Crippling: The character believes they actually are the current ruler. They may view the ruling noble house as an affront – or they may justify the situation by declaring that the ruling nobles are “acting in my stead while I enjoy a long vacation”. They may demand that they be given the entitlements and respect due a noble; they may also simply believe that this is being given to them, e.g. consider their peasant house to be a “noble mansion”, refer to their breakfast porridge as “game hen and venison”, claim and act as if their peasant clothes and shovel are “a knight’s steel full plate and pistol”, etc.
These are examples of what isn’t a good Insanity – things that are either not preferred, or in some cases simply not allowed as part of the system.

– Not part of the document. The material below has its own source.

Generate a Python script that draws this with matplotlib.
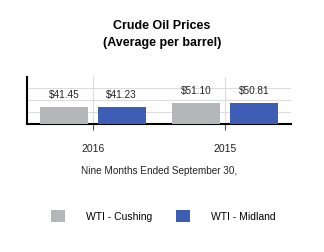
import matplotlib
matplotlib.use('Agg')
import matplotlib.pyplot as plt
import numpy as np

plt.rcParams['font.family'] = ['Liberation Sans', 'DejaVu Sans']

years = ['2016', '2015']
series = ['WTI - Cushing', 'WTI - Midland']
cushing = [41.45, 51.10]
midland = [41.23, 50.81]
colors = ['#b5b6ba', '#3e5db5']

W, H = 324, 253
fig = plt.figure(figsize=(W / 100, H / 100), dpi=100)
ax = fig.add_axes([27 / W, 1 - 125 / H, 264 / W, 47 / H])

x = np.arange(len(years))
bw = 0.364
off = 0.218
b1 = ax.bar(x - off, cushing, bw, color=colors[0], label=series[0], zorder=3)
b2 = ax.bar(x + off, midland, bw, color=colors[1], label=series[1], zorder=3)

for bars in (b1, b2):
    for r in bars:
        ax.annotate(f'${r.get_height():.2f}', (r.get_x() + r.get_width() / 2, r.get_height()),
                    xytext=(0, 6), textcoords='offset points', ha='center', va='bottom',
                    fontsize=7.2, color='#222222')

ax.set_xlim(-0.5, 1.5)
ax.set_ylim(0, 116)
ax.set_xticks(x)
ax.set_xticklabels(years, fontsize=7.5, color='#222222')
ax.set_yticks([30, 60, 90])
ax.set_yticklabels([])
ax.tick_params(axis='y', length=0)
ax.tick_params(axis='x', length=4.5, width=0.8, color='#555555', pad=9)
ax.grid(True, color='#dddddd', linewidth=0.8, zorder=0)
for s in ('top', 'right'):
    ax.spines[s].set_visible(False)
for s in ('left', 'bottom'):
    ax.spines[s].set_linewidth(1.5)
    ax.spines[s].set_color('black')
ax.set_xlabel('Nine Months Ended September 30,', fontsize=7.2, color='#222222', labelpad=9)

fig.text(0.5, 1 - 26 / H, 'Crude Oil Prices', ha='center', va='center', fontsize=9, fontweight='bold')
fig.text(0.5, 1 - 43 / H, '(Average per barrel)', ha='center', va='center', fontsize=9, fontweight='bold')

fig.legend(handles=[b1, b2], loc='center left', bbox_to_anchor=(46 / W, 1 - 217 / H), ncol=2,
           frameon=False, fontsize=7.5, borderpad=0, handlelength=1.35, handleheight=1.44,
           handletextpad=2.0, columnspacing=2.3)

fig.savefig('out.png', dpi=100)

This insanity technically fits the system, but is likely to severely limit interaction and encourage a highly passive playstyle. Staff would avoid this unless it specifically boosts the player’s desired playstyle or the story arc of the character.
Phobia: The Emperor
This insanity technically fits the system, but the trigger is so unlikely to be encountered that it would not be reasonable in our game – barring unusual plot developments.
This can’t be properly modeled by the system. The closest you could get is a Delusion that involves believing the character has forgotten something – but it would still be possible to extract knowledge about the “forgotten” memories, e.g. by spending Discipline or via Obey calls.
Insanities don’t directly model prohibitions on actions. Compulsions are always to “do something”, never to “not do something”. The closest options are a Delusion that you can’t speak (which would be overridden by Discipline and/or Obey), or some kind of Phobia. Further, even the approximations would reduce interaction rather than increase it, so it would not be preferred by Staff.